*Task objective*.
List all lines of the data that include the string "source".

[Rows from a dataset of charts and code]
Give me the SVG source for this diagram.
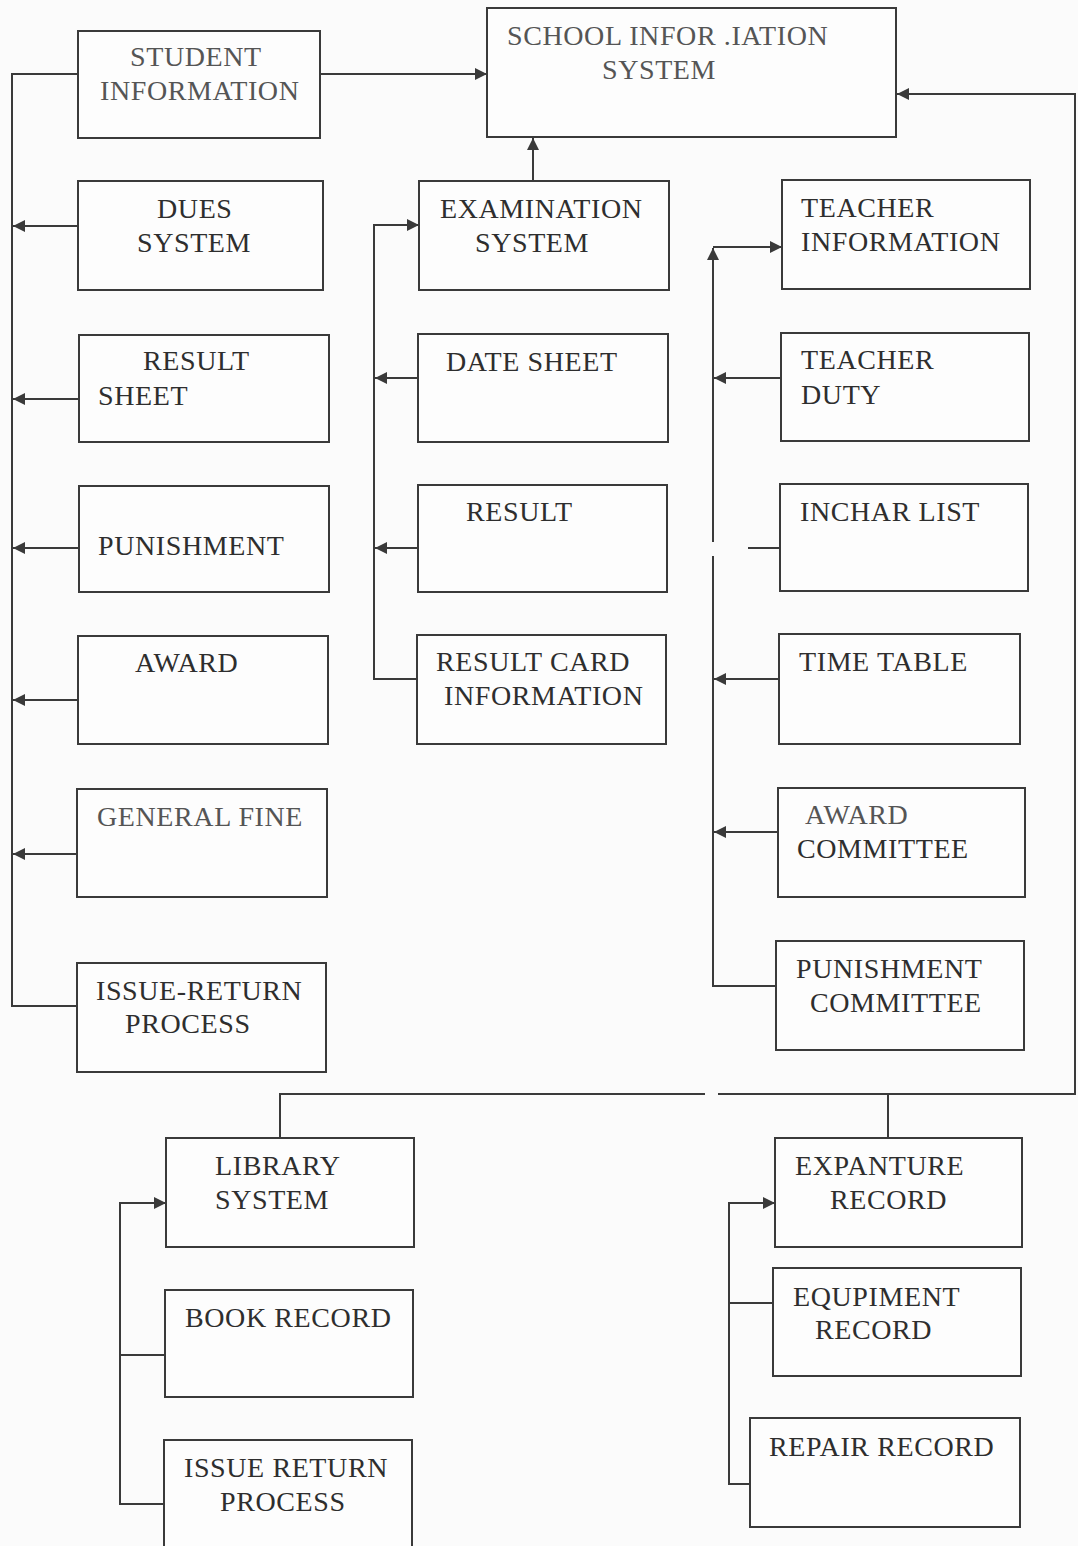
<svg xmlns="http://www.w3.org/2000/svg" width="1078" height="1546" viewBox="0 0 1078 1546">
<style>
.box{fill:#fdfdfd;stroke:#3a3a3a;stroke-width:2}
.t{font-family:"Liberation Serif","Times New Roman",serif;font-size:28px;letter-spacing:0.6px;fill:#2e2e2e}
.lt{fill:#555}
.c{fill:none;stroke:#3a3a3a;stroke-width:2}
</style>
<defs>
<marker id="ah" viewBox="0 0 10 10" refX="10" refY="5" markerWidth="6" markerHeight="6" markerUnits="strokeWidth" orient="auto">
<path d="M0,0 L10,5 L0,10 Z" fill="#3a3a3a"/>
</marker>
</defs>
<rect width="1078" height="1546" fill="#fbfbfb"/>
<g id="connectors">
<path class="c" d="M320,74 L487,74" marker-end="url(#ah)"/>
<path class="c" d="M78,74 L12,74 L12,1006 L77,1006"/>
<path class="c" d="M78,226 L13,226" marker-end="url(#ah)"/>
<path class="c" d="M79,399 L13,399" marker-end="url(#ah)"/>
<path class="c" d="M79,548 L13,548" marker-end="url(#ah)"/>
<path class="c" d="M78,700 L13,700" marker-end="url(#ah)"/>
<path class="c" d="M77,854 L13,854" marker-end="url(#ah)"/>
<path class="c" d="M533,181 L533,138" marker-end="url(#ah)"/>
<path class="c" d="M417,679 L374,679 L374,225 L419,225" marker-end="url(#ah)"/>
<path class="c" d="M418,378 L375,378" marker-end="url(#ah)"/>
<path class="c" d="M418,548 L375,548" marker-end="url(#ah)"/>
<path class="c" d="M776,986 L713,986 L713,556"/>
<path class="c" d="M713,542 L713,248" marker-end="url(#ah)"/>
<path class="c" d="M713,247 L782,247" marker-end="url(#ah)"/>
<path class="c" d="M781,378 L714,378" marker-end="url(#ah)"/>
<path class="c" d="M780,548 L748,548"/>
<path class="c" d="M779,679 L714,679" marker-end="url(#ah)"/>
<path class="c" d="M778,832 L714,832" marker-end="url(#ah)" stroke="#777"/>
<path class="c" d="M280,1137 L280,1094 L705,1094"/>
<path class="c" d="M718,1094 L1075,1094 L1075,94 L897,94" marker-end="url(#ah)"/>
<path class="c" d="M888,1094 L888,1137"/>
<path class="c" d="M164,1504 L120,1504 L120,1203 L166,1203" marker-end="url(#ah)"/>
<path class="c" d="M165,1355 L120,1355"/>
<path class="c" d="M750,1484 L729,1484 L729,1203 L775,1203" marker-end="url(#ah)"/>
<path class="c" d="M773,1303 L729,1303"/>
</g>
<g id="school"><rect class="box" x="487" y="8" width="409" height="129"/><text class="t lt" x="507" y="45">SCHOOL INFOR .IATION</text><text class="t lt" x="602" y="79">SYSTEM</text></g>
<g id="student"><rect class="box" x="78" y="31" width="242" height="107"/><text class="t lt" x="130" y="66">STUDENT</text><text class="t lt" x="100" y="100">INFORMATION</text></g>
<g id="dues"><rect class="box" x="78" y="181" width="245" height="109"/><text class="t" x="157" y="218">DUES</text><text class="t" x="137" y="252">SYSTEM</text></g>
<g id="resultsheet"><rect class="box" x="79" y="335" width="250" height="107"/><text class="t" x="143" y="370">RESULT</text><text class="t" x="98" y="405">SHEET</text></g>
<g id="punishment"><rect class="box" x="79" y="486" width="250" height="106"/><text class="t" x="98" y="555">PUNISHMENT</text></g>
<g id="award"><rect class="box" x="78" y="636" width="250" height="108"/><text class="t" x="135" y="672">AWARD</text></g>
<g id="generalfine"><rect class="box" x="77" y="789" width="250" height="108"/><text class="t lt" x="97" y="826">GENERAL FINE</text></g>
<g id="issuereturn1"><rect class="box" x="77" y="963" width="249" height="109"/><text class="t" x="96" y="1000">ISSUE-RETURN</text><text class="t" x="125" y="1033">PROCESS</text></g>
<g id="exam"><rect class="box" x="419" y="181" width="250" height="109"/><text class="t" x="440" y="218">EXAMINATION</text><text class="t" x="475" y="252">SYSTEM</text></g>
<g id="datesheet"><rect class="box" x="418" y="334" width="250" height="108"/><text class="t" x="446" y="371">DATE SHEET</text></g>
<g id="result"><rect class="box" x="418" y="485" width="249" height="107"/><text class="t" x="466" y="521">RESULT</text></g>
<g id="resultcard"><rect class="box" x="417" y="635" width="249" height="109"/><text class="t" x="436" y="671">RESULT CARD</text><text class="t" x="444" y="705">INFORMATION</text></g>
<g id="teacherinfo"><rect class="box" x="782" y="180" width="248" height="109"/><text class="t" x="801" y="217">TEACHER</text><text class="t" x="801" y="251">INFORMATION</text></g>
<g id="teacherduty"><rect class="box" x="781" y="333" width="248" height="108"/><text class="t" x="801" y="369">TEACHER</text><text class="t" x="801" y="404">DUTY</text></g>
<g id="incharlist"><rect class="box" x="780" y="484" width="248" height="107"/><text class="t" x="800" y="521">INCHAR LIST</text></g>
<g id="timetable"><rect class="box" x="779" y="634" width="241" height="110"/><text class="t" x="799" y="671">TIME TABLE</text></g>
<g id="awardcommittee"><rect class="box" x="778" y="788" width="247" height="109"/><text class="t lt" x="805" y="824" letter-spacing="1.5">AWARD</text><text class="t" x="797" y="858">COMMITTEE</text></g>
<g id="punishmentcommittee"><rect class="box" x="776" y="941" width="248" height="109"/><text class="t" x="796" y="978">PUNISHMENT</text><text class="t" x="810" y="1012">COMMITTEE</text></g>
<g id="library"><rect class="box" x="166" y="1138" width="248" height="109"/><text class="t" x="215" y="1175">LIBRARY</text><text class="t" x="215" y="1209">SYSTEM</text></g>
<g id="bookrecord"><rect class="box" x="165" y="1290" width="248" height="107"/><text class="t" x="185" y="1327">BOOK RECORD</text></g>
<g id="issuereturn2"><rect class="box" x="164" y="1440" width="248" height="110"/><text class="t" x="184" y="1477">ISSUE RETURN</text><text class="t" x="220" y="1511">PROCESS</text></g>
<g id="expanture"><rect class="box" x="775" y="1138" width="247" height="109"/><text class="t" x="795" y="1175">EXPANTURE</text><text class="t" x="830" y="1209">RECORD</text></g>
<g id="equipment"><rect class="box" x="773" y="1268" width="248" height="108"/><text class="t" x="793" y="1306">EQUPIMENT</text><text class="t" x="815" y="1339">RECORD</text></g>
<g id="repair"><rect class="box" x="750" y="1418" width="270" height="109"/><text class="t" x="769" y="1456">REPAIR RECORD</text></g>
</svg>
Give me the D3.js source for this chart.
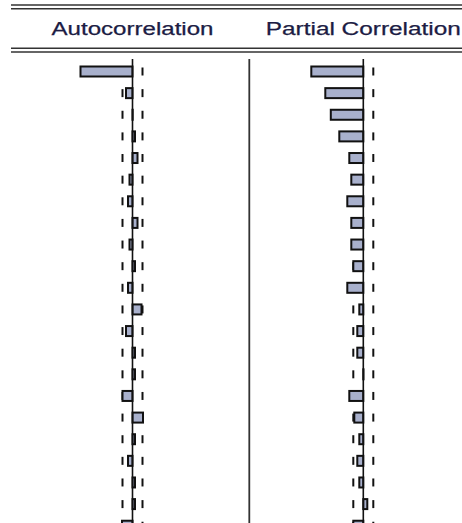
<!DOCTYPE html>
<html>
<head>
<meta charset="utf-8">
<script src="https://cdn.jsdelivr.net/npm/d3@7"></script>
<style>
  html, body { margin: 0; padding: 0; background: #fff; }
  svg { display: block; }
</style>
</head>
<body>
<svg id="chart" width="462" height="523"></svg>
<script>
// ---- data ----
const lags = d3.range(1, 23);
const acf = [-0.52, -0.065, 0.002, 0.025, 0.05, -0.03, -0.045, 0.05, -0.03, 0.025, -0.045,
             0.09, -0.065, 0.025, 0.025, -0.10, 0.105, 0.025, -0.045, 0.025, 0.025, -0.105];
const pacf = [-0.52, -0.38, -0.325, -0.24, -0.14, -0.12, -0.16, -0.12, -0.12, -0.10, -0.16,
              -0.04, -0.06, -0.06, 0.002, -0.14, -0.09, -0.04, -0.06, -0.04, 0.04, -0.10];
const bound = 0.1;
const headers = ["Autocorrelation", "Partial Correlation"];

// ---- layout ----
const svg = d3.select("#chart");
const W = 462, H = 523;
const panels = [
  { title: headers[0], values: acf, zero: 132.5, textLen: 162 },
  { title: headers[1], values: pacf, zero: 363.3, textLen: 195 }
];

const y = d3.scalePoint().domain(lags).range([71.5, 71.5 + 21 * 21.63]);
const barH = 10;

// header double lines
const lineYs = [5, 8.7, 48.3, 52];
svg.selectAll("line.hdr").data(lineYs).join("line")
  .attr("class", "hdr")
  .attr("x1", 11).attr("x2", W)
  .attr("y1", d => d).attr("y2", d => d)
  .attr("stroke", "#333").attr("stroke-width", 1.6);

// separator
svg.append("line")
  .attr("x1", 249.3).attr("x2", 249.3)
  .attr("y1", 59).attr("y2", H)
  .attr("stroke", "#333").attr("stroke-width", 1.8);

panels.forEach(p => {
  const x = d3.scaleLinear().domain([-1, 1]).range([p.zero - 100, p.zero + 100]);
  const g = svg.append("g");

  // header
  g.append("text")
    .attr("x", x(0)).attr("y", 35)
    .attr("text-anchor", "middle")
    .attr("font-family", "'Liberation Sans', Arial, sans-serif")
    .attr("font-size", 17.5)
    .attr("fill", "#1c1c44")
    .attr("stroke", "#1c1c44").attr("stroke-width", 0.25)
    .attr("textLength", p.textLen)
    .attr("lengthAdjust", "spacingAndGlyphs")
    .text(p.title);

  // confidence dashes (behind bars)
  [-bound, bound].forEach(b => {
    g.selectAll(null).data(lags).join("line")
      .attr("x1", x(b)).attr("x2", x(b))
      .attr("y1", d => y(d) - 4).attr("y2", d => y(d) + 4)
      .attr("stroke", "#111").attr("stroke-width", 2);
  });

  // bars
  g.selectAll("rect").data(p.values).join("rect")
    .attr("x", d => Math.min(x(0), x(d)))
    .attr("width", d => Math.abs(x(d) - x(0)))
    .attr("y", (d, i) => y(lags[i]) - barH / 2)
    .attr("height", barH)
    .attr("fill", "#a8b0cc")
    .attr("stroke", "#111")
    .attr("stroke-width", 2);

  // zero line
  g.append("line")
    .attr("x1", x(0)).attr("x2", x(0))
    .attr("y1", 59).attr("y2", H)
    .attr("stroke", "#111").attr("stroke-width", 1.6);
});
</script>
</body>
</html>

*Finished exercise*.
Give me the SVG source for this diagram.
Give me the D3.js source for this chart.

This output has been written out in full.